As much as contemporary art is about commentary on art itself, some of its fundamental intent remains: Art is about reflecting (in some cases even defining) our times, values and culture.
When one looks back at the legacy of art and the timeline in human history it represents, you become aware of our ever growing, ever expanding visual language: our ability to continuously develop new modes of expression and our capacity for and vigour in constantly creating new visual metaphors, incorporating imagery from an ever-changing world in new and innovative reflections of that world. Today more than ever, a good level of visual literacy is as important as a higher education in navigating a culture that is visually driven in every aspect.
It is this highly developed visual language of the 21st century, with "dialects" of symbolism, iconography and branding that serves as primary reference for this body of work.

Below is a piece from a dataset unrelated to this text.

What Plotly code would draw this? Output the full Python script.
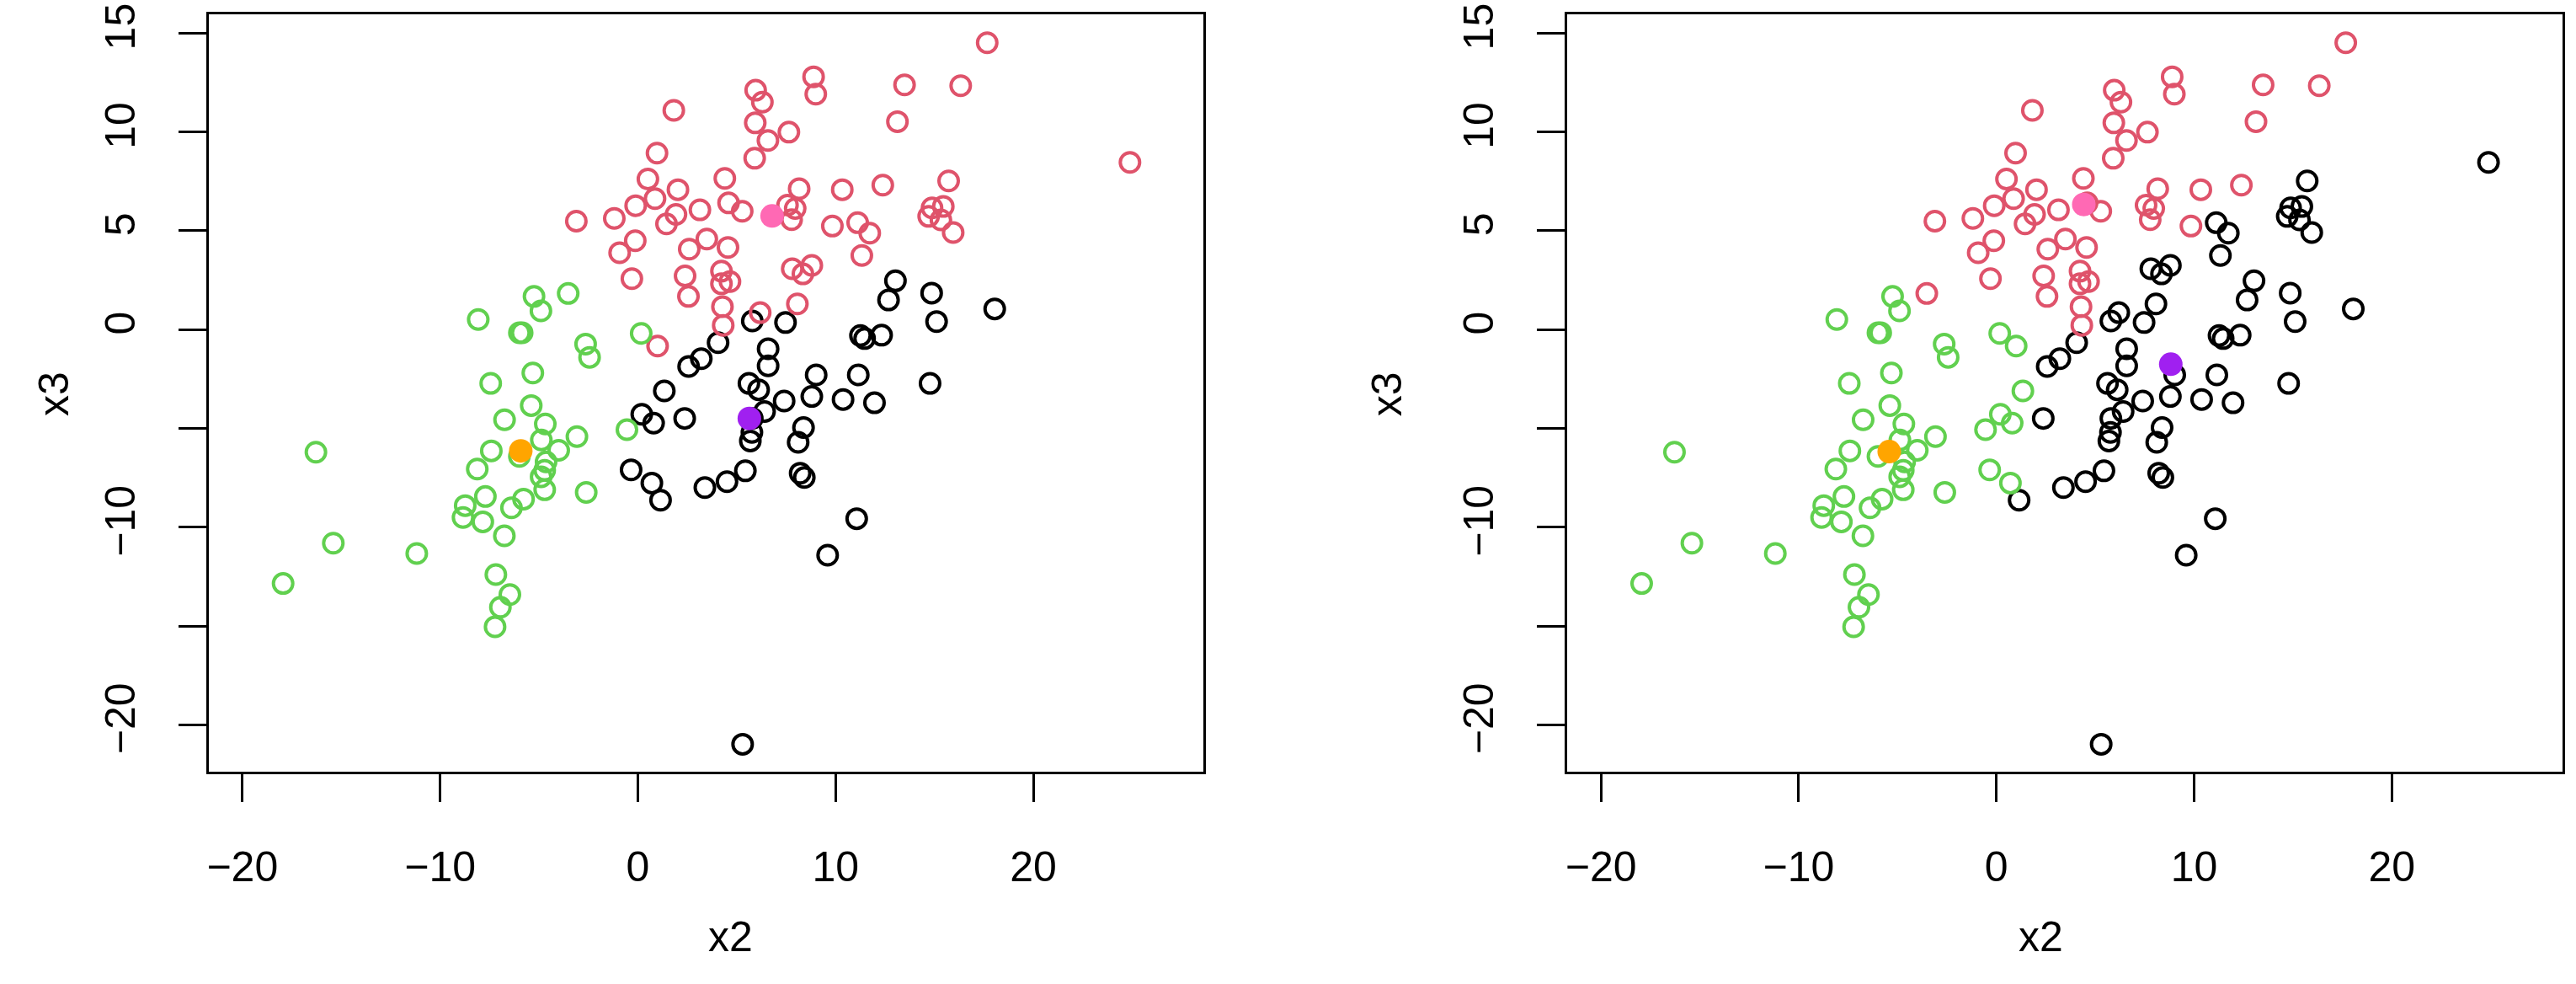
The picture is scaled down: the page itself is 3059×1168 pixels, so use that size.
import numpy as np
import plotly.graph_objects as go

x2 = [17.67, 13.49, 16.33, 13.13, 24.89, 12.39, 15.72, 14.88, 15.45, 14.71, 15.33, 15.95, 11.12, 11.73, 11.33,
      8.89, 9.00, 5.96, 6.30, 1.82, 5.94, 7.64, 6.58, 5.91, 0.97, 0.51, 4.40, 8.16, 10.34, 2.03, 0.87, -0.11,
      4.59, 5.28, 3.14, 1.93, 1.45, -1.19, -3.11, 7.57, 7.96, 7.78, 9.84, -0.13, -0.92, 2.60, 3.49, 4.56,
      -0.30, 2.39, 4.23, 4.66, 4.23, 2.56, 7.81, 8.35, 8.80, 8.07, 4.28, 6.19, 4.32, 1.00,
      -5.25, -4.90, -8.07, -5.99, -5.85, -5.31, -7.44, -5.39, -6.74, -4.68, -4.88, -4.00, -3.08, -0.55,
      -7.41, -5.99, -4.64, -4.71, -4.89, -4.71, -2.61, -8.12, -7.71, -8.73, -8.84, -7.84, -6.39, -5.78,
      -6.75, -16.28, -15.40, -11.18, -17.94, -7.18, -6.47, -6.95, -7.22, -3.52, 0.17, -2.64, -2.44,
      5.79, 7.47, 4.06, 3.21, 2.57, 6.59, 6.59, 9.02, 5.62, 6.11, 1.34, 7.40, 8.80, 10.38, 11.97, 11.26,
      11.47, 12.33, 11.15, 13.03, 12.68, 14.86, 18.05, 15.11, 14.78, 0.20, 0.80, 2.37, -0.34, 0.71, 1.15,
      3.39, 4.51, 5.44, 5.79, 5.77, 5.69, 6.41, 8.38, 8.11, 8.21, 8.42, 11.07, 9.60, 5.30]
x3 = [14.50, 12.37, 12.33, 10.51, 8.45, 7.30, 7.51, 6.15, 6.22, 5.72, 5.54, 4.90, 5.40, 4.87, 3.74,
      12.78, 11.90, 12.10, 11.50, 11.08, 10.45, 9.98, 9.56, 8.66, 8.92, 7.61, 7.64, 7.12, 7.07, 7.07, 6.62, 6.26,
      6.40, 5.98, 6.05, 5.82, 5.34, 5.62, 5.48, 6.29, 6.12, 5.55, 5.23, 4.49, 3.88, 4.06, 4.57, 4.15,
      2.57, 2.71, 2.95, 2.42, 2.31, 1.67, 3.07, 2.81, 3.24, 1.29, 1.15, 0.85, 0.21, -0.84,
      1.67, 0.94, 0.50, -0.17, -0.17, -2.20, -2.73, -3.85, -4.57, -4.78, -5.59, -6.11, -5.42, -5.07,
      -6.14, -6.42, -6.70, -7.13, -7.45, -8.11, -8.24, -7.06, -8.45, -8.91, -9.51, -9.73, -9.02, -8.58,
      -10.44, -6.21, -10.81, -11.33, -12.85, -12.40, -13.41, -14.05, -15.04, 1.82, -0.20, -0.74, -1.41,
      0.43, 0.35, -0.67, -1.48, -1.87, -0.98, -1.84, -2.30, -2.73, -3.05, -3.11, -3.62, -3.39, -3.54, -3.71, -0.31,
      -0.46, -0.29, -2.30, 2.46, 1.49, 1.84, 1.04, 0.40, -2.73, -4.29, -4.74, -4.50, -7.10, -7.77, -8.64,
      -8.00, -7.70, -7.15, -4.50, -5.21, -5.64, -4.15, -4.96, -5.71, -7.27, -7.49, -9.57, -11.42, -20.98]

# cluster membership (1 = black, 2 = red, 3 = green) for the two runs
cl_left = [2] * 62 + [3] * 41 + [1] * 45
cl_right = ([2] * 4 + [1] + [2] + [1] * 9 + [2] * 39 + [1] * 4 + [2] + [1] + [2] + [3]
            + [3] * 37 + [2] + [3] * 3
            + [1] * 10 + [3] + [1] * 14 + [3] * 2 + [1] + [3] * 2 + [1] * 15)

# cluster centres (x2, x3), same colour order
cent_left_x2 = [5.64, 6.79, -5.92]
cent_left_x3 = [-4.50, 5.74, -6.14]
cent_right_x2 = [8.82, 4.42, -5.42]
cent_right_x3 = [-1.76, 6.32, -6.18]

point_cols = {1: "#000000", 2: "#DF536B", 3: "#61D04F"}
cent_cols = ["#A020F0", "#FF69B4", "#FFA500"]

W, H = 3059, 1168
FONT = "Liberation Sans, Arial, sans-serif"

fig = go.Figure()
x2 = np.array(x2)
x3 = np.array(x3)

panels = [
    ("x", "y", cl_left, cent_left_x2, cent_left_x3),
    ("x2", "y2", cl_right, cent_right_x2, cent_right_x3),
]
for xa, ya, labels, cx, cy in panels:
    labels = np.array(labels)
    for k in (1, 2, 3):
        m = labels == k
        fig.add_trace(go.Scatter(
            x=x2[m], y=x3[m], xaxis=xa, yaxis=ya, mode="markers",
            marker=dict(symbol="circle-open", size=23, color=point_cols[k],
                        line=dict(width=4, color=point_cols[k])),
            showlegend=False, hoverinfo="skip"))
    fig.add_trace(go.Scatter(
        x=cx, y=cy, xaxis=xa, yaxis=ya, mode="markers",
        marker=dict(symbol="circle", size=28, color=cent_cols, line=dict(width=0)),
        showlegend=False, hoverinfo="skip"))

xrange = [-21.70, 28.62]
yrange = [-22.37, 15.94]
ydom = [(H - 916) / H, (H - 17) / H]
xdoms = [[247.9 / W, 1429.4 / W], [1861.2 / W, 3042.7 / W]]

common = dict(showgrid=False, zeroline=False, showline=True, mirror=True,
              linecolor="black", linewidth=3, ticks="outside", ticklen=33,
              tickwidth=3, tickcolor="black", automargin=False,
              tickfont=dict(family=FONT, size=50, color="black"))

yticks = [-20, -15, -10, -5, 0, 5, 10, 15]
ylabels = ["\u221220", "", "\u221210", "", "0", "5", "10", "15"]

for i, dom in enumerate(xdoms):
    sfx = "" if i == 0 else "2"
    fig.update_layout(**{
        "xaxis" + sfx: dict(domain=dom, range=xrange, anchor="y" + sfx,
                            tickvals=[-20, -10, 0, 10, 20], ticklabelstandoff=34, **common),
        "yaxis" + sfx: dict(domain=ydom, range=yrange, anchor="x" + sfx,
                            tickvals=yticks, ticktext=ylabels, tickangle=-90,
                            ticklabelstandoff=32, **common),
    })
    xc = (dom[0] + dom[1]) / 2
    fig.add_annotation(text="x2", x=xc, y=(H - 1142) / H, xref="paper", yref="paper",
                       showarrow=False, font=dict(family=FONT, size=50, color="black"))
    fig.add_annotation(text="x3", x=(34 + i * 1613.3) / W, y=(H - 468) / H,
                       xref="paper", yref="paper", textangle=-90, showarrow=False,
                       font=dict(family=FONT, size=50, color="black"))

fig.update_layout(width=W, height=H, margin=dict(l=0, r=0, t=0, b=0),
                  paper_bgcolor="white", plot_bgcolor="white")

fig.write_html("out.html", config={"displayModeBar": False},
               post_script="document.body.style.margin='0';")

Our visual culture is largely driven by technology. Much of our everyday experience of the world is now filtered through a screen of some kind. Our technology is not flawless and often presents us with "glitches" or visual malfunctions.
As a starting point I am ‘capturing’ and incorporating these moments of malfunction, both accidental and intentional in the creation of a new series of portraits. Using these imperfections as a vehicle for social commentary and commentary on art itself.
Works in the series explore the polarities between the controlled and unpredictable. It focuses on the repurposing of intentionally corrupted imagery and questions what it means if we reclaim the “errors” in our technology and use them as tools in representing and defining ourselves.
The interplay or relationships between gender and identity, gender and sexuality and the contradictions between the physical and emotional world, has been some of his major fields of exploration.
His work is visually confrontational, but most often serves as a simple “question” posed to the viewer. He has presented images of castrated men (La Mort, 1998), confronting notions and understanding about gender by beckoning the viewer to confess “who they are without their genitals” He has combined the faces of male and female sitters into a single androgynous portraits (xx=xy, 2015) asking the viewer to identify the gender of the image and in so doing to expose their own gender bias understanding of the visual world.
Eksteen, is currently living and working in Durban, South Africa.